Aber diese “Helden” sind nichts anderes als die Außenseiter unter den Zugvögeln, die lieber den harten Winter überstehen als die Strapazen des langen Fluges in wärmere Gefilde auf sich zu nehmen. Erst, wenn die Bedingungen sich ändern, werden sie zur Mehrheit, und scheinen dann “das Wesen” der ganzen Gattung zu verkörpern. Das “Wesen” ist aber nicht ein Merkmal der Art, sondern der Zeit, in der die Art gerade überlebt.
Und die Zeiten ändern sich, die Bedingungen, unter denen der Mensch sich einzurichten hat, verschieben sich weiter, und nicht etwa in eine vorher-bestimmte, klar erkennbare Richtung, sondern in einer unbestimmten, nicht erkennbaren und vorhersehbaren Weise. Von den Vögeln unterscheidet sich die Menschen, die Forscherdrang und Erkenntnis-Suche für wesentlich halten, dadurch, dass sie sich nicht nur den Bedingungen anpassen, die sich ändern, sondern dass sie meinen, die Bedingungen den Bedürfnissen der Menschen anpassen zu können. Die Skeptiker, die Sorgenvollen, werden als Außenseiter und Gestrige verlacht. Dabei dient schon heute ein Großteil der Forschung und Technologieentwicklung dazu, mit den Folgen früherer Forschung und Technologieentwicklung klar zu kommen. Die Wissenschaft müht sich um die Lösung von Problemen, die wir ohne Wissenschaft gar nicht hätten.
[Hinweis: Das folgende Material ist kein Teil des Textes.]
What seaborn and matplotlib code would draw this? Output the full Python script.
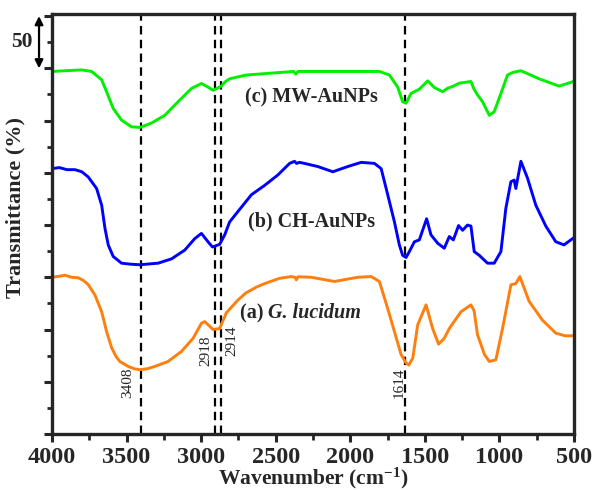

So verschieben sich unsere Lebensbedingungen weiter. Vielleicht ist das, was wir heute für das “Wesen des Menschen” halten, in ein paar Jahrtausenden nur eine “Fußnote in der Geschichte”. Ob in ein paar Generationen die “Zugvögel” oder die “Bleiber” unter den Menschen die Mehrheit bilden, ist ganz ungewiss. Wichtig ist wohl nur, dass von beiden immer genug da sind, damit die wechselnden Zeiten überstanden werden. Den Vögeln, wenn sie sich paaren, ist es egal, ob der Andere ein “Zieher” oder ein “Bleiber” ist – damit sorgen sie für die Erhaltung der Art. Würden die einen versuchen, die anderen zurückzudrängen, dann könnte sich die Gattung als Ganze auf Dauer kaum erhalten.